COLUMBIA — The drivers of the two vehicles that struck an MU student on her bicycle in 2005 could have avoided the accident if they were more alert at the wheel, an expert witness for the student testified Wednesday in the personal injury trial stemming from the incident.
That argument was part of a long first day of testimony in 13th Circuit Court, in which attorneys for both sides made clear the issues at the center of the case: First, whether the drivers had time to stop their vehicles before striking the plaintiff, and second, whether the drivers or the plaintiff had a green light at the time of the accident.
On Aug. 18, 2005, the plaintiff, then-19-year-old Krysten Chambrot, was struck by two vehicles at the intersection of College and Rollins avenues. Chambrot's left leg was amputated above the knee after the accident, her right leg was mangled and her jaw was broken. She is currently an MU graduate student and employee of the Missourian.
The defendants in the case include Judy Pope, a Truman Veterans Hospital employee who was driving the Mazda Miata that struck Chambrot; Michael Arens, a Columbia Water and Light employee who was driving the truck that ran over and dragged Chambrot; the city of Columbia; and the Missouri Highways and Transportation Commission.
In five hours of testimony Wednesday, Michael McCourt, a consulting engineer who specializes in accident reconstructions, explained to the jury what happened on the day of the accident according to his investigation, which he said involved evidence from the scene and the vehicles, witness statements and physical calculations.
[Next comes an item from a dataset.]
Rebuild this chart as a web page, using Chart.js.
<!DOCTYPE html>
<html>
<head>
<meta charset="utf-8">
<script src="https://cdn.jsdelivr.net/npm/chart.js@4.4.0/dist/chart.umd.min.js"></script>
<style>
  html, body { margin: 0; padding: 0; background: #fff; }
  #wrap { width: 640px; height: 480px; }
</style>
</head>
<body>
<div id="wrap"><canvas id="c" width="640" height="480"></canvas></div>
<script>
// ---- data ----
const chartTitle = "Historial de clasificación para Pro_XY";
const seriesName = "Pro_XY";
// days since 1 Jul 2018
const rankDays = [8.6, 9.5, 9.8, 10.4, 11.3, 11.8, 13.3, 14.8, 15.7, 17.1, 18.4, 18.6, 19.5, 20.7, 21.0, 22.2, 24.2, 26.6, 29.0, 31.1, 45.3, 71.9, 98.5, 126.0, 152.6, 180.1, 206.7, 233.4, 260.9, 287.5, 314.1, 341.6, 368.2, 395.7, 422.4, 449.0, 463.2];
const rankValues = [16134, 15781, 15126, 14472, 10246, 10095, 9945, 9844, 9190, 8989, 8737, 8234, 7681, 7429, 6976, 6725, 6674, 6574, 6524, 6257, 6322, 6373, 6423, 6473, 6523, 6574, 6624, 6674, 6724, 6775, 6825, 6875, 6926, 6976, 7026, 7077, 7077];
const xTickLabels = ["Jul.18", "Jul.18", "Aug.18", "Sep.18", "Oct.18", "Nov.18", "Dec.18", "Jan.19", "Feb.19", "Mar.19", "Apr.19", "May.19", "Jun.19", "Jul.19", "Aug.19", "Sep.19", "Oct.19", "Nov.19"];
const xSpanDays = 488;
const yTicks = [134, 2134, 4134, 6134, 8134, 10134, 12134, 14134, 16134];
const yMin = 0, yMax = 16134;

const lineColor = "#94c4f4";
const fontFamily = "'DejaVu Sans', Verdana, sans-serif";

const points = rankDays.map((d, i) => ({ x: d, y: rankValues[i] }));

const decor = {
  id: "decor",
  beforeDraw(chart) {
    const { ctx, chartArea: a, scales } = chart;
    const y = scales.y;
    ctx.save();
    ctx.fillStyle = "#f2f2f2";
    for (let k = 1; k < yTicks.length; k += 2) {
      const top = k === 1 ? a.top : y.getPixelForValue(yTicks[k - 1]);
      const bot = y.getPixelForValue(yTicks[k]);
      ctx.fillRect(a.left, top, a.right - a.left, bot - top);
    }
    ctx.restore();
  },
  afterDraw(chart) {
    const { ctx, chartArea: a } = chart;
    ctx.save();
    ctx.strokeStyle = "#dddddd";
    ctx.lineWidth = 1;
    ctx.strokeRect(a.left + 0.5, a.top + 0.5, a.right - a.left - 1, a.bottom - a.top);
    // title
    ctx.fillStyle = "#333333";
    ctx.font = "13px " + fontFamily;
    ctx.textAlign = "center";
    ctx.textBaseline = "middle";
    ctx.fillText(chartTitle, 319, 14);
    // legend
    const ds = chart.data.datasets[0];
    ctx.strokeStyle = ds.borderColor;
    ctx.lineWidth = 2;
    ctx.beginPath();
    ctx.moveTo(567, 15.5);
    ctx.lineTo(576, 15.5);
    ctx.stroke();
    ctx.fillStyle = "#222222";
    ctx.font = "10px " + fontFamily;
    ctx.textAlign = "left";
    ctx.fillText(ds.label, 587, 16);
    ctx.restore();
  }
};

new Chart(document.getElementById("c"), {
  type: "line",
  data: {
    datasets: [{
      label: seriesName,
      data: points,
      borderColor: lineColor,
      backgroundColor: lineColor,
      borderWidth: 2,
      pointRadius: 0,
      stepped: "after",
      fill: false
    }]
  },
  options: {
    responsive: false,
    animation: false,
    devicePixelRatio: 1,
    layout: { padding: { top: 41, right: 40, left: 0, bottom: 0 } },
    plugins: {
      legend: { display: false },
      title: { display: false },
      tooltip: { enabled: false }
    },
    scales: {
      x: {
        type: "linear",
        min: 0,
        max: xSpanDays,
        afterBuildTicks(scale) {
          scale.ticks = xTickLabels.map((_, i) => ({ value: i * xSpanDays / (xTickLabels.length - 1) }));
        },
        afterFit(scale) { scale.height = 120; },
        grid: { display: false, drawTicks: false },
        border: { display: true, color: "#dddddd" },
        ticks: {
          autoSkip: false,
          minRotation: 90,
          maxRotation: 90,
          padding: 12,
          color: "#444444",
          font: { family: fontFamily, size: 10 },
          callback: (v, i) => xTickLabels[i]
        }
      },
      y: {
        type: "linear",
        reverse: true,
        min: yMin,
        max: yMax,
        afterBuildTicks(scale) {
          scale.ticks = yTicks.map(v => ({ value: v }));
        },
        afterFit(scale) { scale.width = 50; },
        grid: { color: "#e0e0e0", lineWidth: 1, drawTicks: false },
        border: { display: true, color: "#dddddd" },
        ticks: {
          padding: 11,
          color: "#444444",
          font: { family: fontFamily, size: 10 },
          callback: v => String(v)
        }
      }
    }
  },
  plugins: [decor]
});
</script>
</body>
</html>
At the point of impact between Chambrot and the Miata, Chambrot was traveling east on Rollins Avenue at about 8 miles per hour, and the Miata was traveling north on College Avenue at about 18 miles per hour, McCourt said. After the initial impact, Chambrot was vaulted into the air and landed in the right lane on College Avenue, where she was run over by the truck, which was traveling at about 30 miles per hour. She was then dragged more than 60 feet before the truck finally came to a stop, McCourt said.
Although defense attorneys generally accepted the speeds and distances McCourt calculated, they challenged him on his assertion that the drivers had sufficient time to stop their vehicles before hitting Chambrot. McCourt testified that the drivers should have been able to see Chambrot crossing the intersection, and that they should have then been able to apply their brakes in one second or less. He said that was a common estimate of reaction time.
"They were not being prudent drivers," said Donald Schlapprizzi, who is representing Chambrot.
But the defense attorneys argued that one second or less was not a realistic amount of time for the drivers to react, especially considering that they might not have even seen Chambrot before hitting her. Zachary Carthwright, who is representing the transportation commission, cited the Missouri Driver Guide, which says a driver must be very alert to react in even 1.5 seconds.
The defense attorneys also said the results of McCourt's investigation imply that the drivers had the green light at the time of the accident. They said it would be almost impossible for the vehicles to be traveling at the speeds McCourt calculated had they been stopped at the intersection before hitting Chambrot.
Carthwright asked McCourt on the stand to calculate the rate of acceleration necessary for the Miata to hit Chambrot at 18 miles per hour from a dead stop at the intersection; McCourt said it would have to have been twice the average rate of acceleration.
Missourian reporter Tara Cavanaugh contributed to this report.